_Task to carry out:_ Print exactly the lines from the first one down to the line containing "const yLabelled = [0, 0.01, 0.02, 0.03, 0.04, 0.05, 0.06];", both ends included, with no pictures and nothing else.

┄┄┄┄┄┄┄┄┄┄

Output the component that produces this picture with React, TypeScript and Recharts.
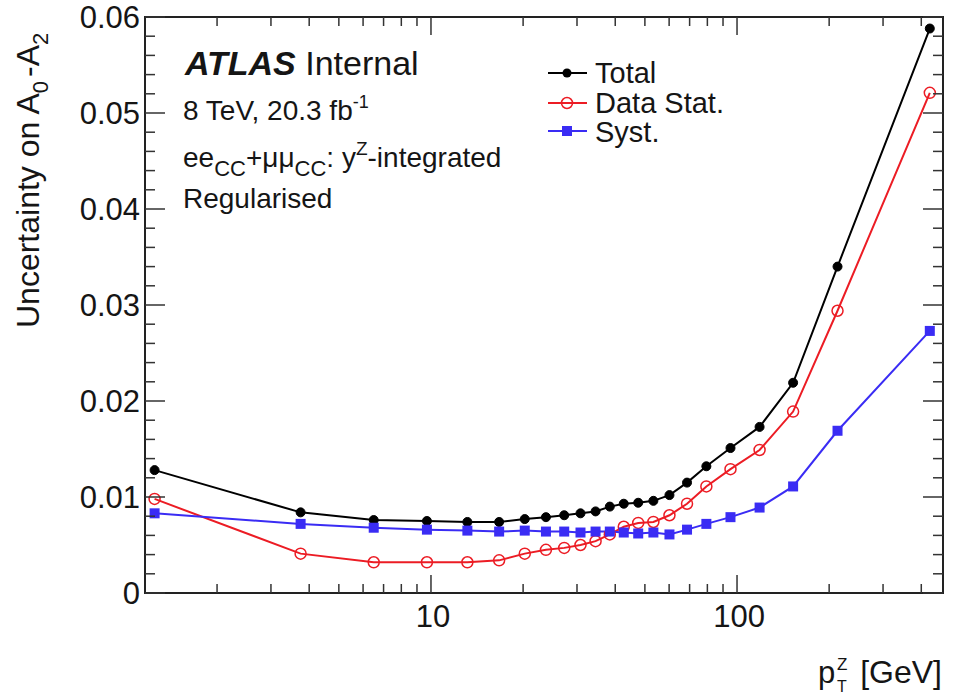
import { LineChart, Line, XAxis, YAxis, ReferenceArea } from "recharts";

// pT(Z) bin centres, GeV
const ptCentres = [
  1.25, 3.75, 6.5, 9.7, 13.15, 16.7, 20.25, 23.75, 27.25, 30.8, 34.5, 38.4,
  42.65, 47.55, 53.3, 60.15, 68.65, 79.4, 95.2, 118.5, 152.5, 213, 426.5,
];

const totalUnc = [
  0.0128, 0.0084, 0.0076, 0.0075, 0.0074, 0.0074, 0.0077, 0.0079, 0.0081,
  0.0083, 0.0085, 0.009, 0.0093, 0.0094, 0.0096, 0.0102, 0.0115, 0.0132,
  0.0151, 0.0173, 0.0219, 0.034, 0.0588,
];

const dataStatUnc = [
  0.0098, 0.0041, 0.0032, 0.0032, 0.0032, 0.0034, 0.0041, 0.0045, 0.0047,
  0.005, 0.0054, 0.0061, 0.0069, 0.0073, 0.0074, 0.0081, 0.0093, 0.0111,
  0.0129, 0.0149, 0.0189, 0.0294, 0.0521,
];

const systUnc = [
  0.0083, 0.0072, 0.0068, 0.0066, 0.0065, 0.0064, 0.0065, 0.0064, 0.0064,
  0.0063, 0.0064, 0.0064, 0.0063, 0.0062, 0.0063, 0.0061, 0.0066, 0.0072,
  0.0079, 0.0089, 0.0111, 0.0169, 0.0273,
];

const xTicks = [2, 3, 4, 5, 6, 7, 8, 9, 10, 20, 30, 40, 50, 60, 70, 80, 90, 100, 200, 300, 400];
const xLabelled = [10, 100];
const yTicks = [
  0, 0.002, 0.004, 0.006, 0.008, 0.01, 0.012, 0.014, 0.016, 0.018, 0.02, 0.022,
  0.024, 0.026, 0.028, 0.03, 0.032, 0.034, 0.036, 0.038, 0.04, 0.042, 0.044,
  0.046, 0.048, 0.05, 0.052, 0.054, 0.056, 0.058, 0.06,
];
const yLabelled = [0, 0.01, 0.02, 0.03, 0.04, 0.05, 0.06];

const X_MIN = 1.163;
const X_MAX = 471;

const W = 969;
const H = 698;
const PLOT_L = 145;
const PLOT_R = 943;
const PLOT_T = 17;
const PLOT_B = 593;

const FONT = "'Liberation Sans', Arial, Helvetica, sans-serif";
const INK = "#151515";
const RED = "#ec1c24";
const BLUE = "#3a2cf4";

const rows = ptCentres.map((pt, i) => ({
  pt,
  total: totalUnc[i],
  stat: dataStatUnc[i],
  syst: systUnc[i],
}));

function XTick(props: any) {
  const { x, payload } = props;
  const v = payload.value;
  const major = xLabelled.includes(v);
  const len = major ? 18 : 9;
  return (
    <g>
      <line x1={x} x2={x} y1={PLOT_B} y2={PLOT_B - len} stroke="#333" strokeWidth={1.5} />
      <line x1={x} x2={x} y1={PLOT_T} y2={PLOT_T + len} stroke="#333" strokeWidth={1.5} />
      {major && (
        <text x={x + 2} y={627} textAnchor="middle" fontSize={31} fontFamily={FONT} fill={INK}>
          {v}
        </text>
      )}
    </g>
  );
}

function YTick(props: any) {
  const { y, payload } = props;
  const v = payload.value;
  const major = yLabelled.some((m) => Math.abs(m - v) < 1e-9);
  const len = major ? 20 : 10;
  return (
    <g>
      <line x1={PLOT_L} x2={PLOT_L + len} y1={y} y2={y} stroke="#333" strokeWidth={1.5} />
      <line x1={PLOT_R} x2={PLOT_R - len} y1={y} y2={y} stroke="#333" strokeWidth={1.5} />
      {major && (
        <text x={140} y={y + 11} textAnchor="end" fontSize={31} fontFamily={FONT} fill={INK}>
          {v === 0 ? "0" : v.toFixed(2)}
        </text>
      )}
    </g>
  );
}

function SquareDot(props: any) {
  const { cx, cy, index } = props;
  return <rect key={`sq-${index}`} x={cx - 5} y={cy - 5} width={10} height={10} fill={BLUE} />;
}

function Overlay() {
  const legend = [
    { label: "Total", color: "#000", kind: "dot", y: 73, base: 83 },
    { label: "Data Stat.", color: RED, kind: "open", y: 103, base: 113 },
    { label: "Syst.", color: BLUE, kind: "square", y: 131, base: 142 },
  ];
  return (
    <svg
      width={W}
      height={H}
      style={{ position: "absolute", left: 0, top: 0, pointerEvents: "none" }}
      fontFamily={FONT}
      fill={INK}
    >
      <text x={185} y={75} fontSize={34}>
        <tspan fontWeight="bold" fontStyle="italic">ATLAS</tspan>
        <tspan> Internal</tspan>
      </text>
      <text x={183} y={120} fontSize={28}>
        8 TeV, 20.3 fb
        <tspan fontSize={18} dy={-12}>-1</tspan>
      </text>
      <text x={183} y={167} fontSize={28}>
        ee<tspan fontSize={22} dy={9}>CC</tspan>
        <tspan dy={-9}>+μμ</tspan>
        <tspan fontSize={22} dy={9}>CC</tspan>
        <tspan dy={-9}>: y</tspan>
        <tspan fontSize={19} dy={-12}>Z</tspan>
        <tspan dy={12}>-integrated</tspan>
      </text>
      <text x={183} y={208} fontSize={28}>
        Regularised
      </text>

      {legend.map((l) => (
        <g key={l.label}>
          <line x1={548} x2={587} y1={l.y} y2={l.y} stroke={l.color} strokeWidth={2} />
          {l.kind === "dot" && <circle cx={567} cy={l.y} r={4.5} fill={l.color} />}
          {l.kind === "open" && (
            <circle cx={567} cy={l.y} r={5.5} fill="none" stroke={l.color} strokeWidth={1.5} />
          )}
          {l.kind === "square" && <rect x={562} y={l.y - 5} width={10} height={10} fill={l.color} />}
          <text x={595} y={l.base} fontSize={29}>
            {l.label}
          </text>
        </g>
      ))}

      <text transform="translate(39, 328) rotate(-90)" fontSize={32}>
        Uncertainty on A
        <tspan fontSize={22} dy={9}>0</tspan>
        <tspan dy={-9} dx={4}>-A</tspan>
        <tspan fontSize={22} dy={9}>2</tspan>
      </text>

      <text x={818} y={683} fontSize={31}>p</text>
      <text x={837} y={670} fontSize={17}>Z</text>
      <text x={837} y={692} fontSize={16}>T</text>
      <text x={942} y={683} fontSize={32} textAnchor="end">
        [GeV]
      </text>
    </svg>
  );
}

export default function App() {
  return (
    <div style={{ position: "absolute", left: 0, top: 0, width: W, height: H, background: "#fff" }}>
      <LineChart
        width={W}
        height={H}
        data={rows}
        margin={{ top: PLOT_T, right: W - PLOT_R, bottom: 0, left: 0 }}
      >
        <XAxis
          dataKey="pt"
          type="number"
          scale="log"
          domain={[X_MIN, X_MAX]}
          allowDataOverflow
          ticks={xTicks}
          interval={0}
          tick={<XTick />}
          tickLine={false}
          axisLine={false}
          tickSize={0}
          tickMargin={0}
          height={H - PLOT_B}
        />
        <YAxis
          type="number"
          domain={[0, 0.06]}
          ticks={yTicks}
          interval={0}
          tick={<YTick />}
          tickLine={false}
          axisLine={false}
          tickSize={0}
          tickMargin={0}
          width={PLOT_L}
        />
        <ReferenceArea
          x1={X_MIN}
          x2={X_MAX}
          y1={0}
          y2={0.06}
          fill="none"
          stroke="#222"
          strokeWidth={2}
          ifOverflow="visible"
        />
        <Line
          dataKey="total"
          stroke="#000"
          strokeWidth={2}
          dot={{ r: 4.5, fill: "#000", stroke: "#000", strokeWidth: 1 }}
          isAnimationActive={false}
        />
        <Line
          dataKey="stat"
          stroke={RED}
          strokeWidth={2}
          dot={{ r: 5.5, fill: "none", stroke: RED, strokeWidth: 1.5 }}
          isAnimationActive={false}
        />
        <Line
          dataKey="syst"
          stroke={BLUE}
          strokeWidth={2}
          dot={<SquareDot />}
          isAnimationActive={false}
        />
      </LineChart>
      <Overlay />
    </div>
  );
}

┄┄┄┄┄┄┄┄┄┄

_Solution to this exercise:_
Output the component that produces this picture with React, TypeScript and Recharts.
import { LineChart, Line, XAxis, YAxis, ReferenceArea } from "recharts";

// pT(Z) bin centres, GeV
const ptCentres = [
  1.25, 3.75, 6.5, 9.7, 13.15, 16.7, 20.25, 23.75, 27.25, 30.8, 34.5, 38.4,
  42.65, 47.55, 53.3, 60.15, 68.65, 79.4, 95.2, 118.5, 152.5, 213, 426.5,
];

const totalUnc = [
  0.0128, 0.0084, 0.0076, 0.0075, 0.0074, 0.0074, 0.0077, 0.0079, 0.0081,
  0.0083, 0.0085, 0.009, 0.0093, 0.0094, 0.0096, 0.0102, 0.0115, 0.0132,
  0.0151, 0.0173, 0.0219, 0.034, 0.0588,
];

const dataStatUnc = [
  0.0098, 0.0041, 0.0032, 0.0032, 0.0032, 0.0034, 0.0041, 0.0045, 0.0047,
  0.005, 0.0054, 0.0061, 0.0069, 0.0073, 0.0074, 0.0081, 0.0093, 0.0111,
  0.0129, 0.0149, 0.0189, 0.0294, 0.0521,
];

const systUnc = [
  0.0083, 0.0072, 0.0068, 0.0066, 0.0065, 0.0064, 0.0065, 0.0064, 0.0064,
  0.0063, 0.0064, 0.0064, 0.0063, 0.0062, 0.0063, 0.0061, 0.0066, 0.0072,
  0.0079, 0.0089, 0.0111, 0.0169, 0.0273,
];

const xTicks = [2, 3, 4, 5, 6, 7, 8, 9, 10, 20, 30, 40, 50, 60, 70, 80, 90, 100, 200, 300, 400];
const xLabelled = [10, 100];
const yTicks = [
  0, 0.002, 0.004, 0.006, 0.008, 0.01, 0.012, 0.014, 0.016, 0.018, 0.02, 0.022,
  0.024, 0.026, 0.028, 0.03, 0.032, 0.034, 0.036, 0.038, 0.04, 0.042, 0.044,
  0.046, 0.048, 0.05, 0.052, 0.054, 0.056, 0.058, 0.06,
];
const yLabelled = [0, 0.01, 0.02, 0.03, 0.04, 0.05, 0.06];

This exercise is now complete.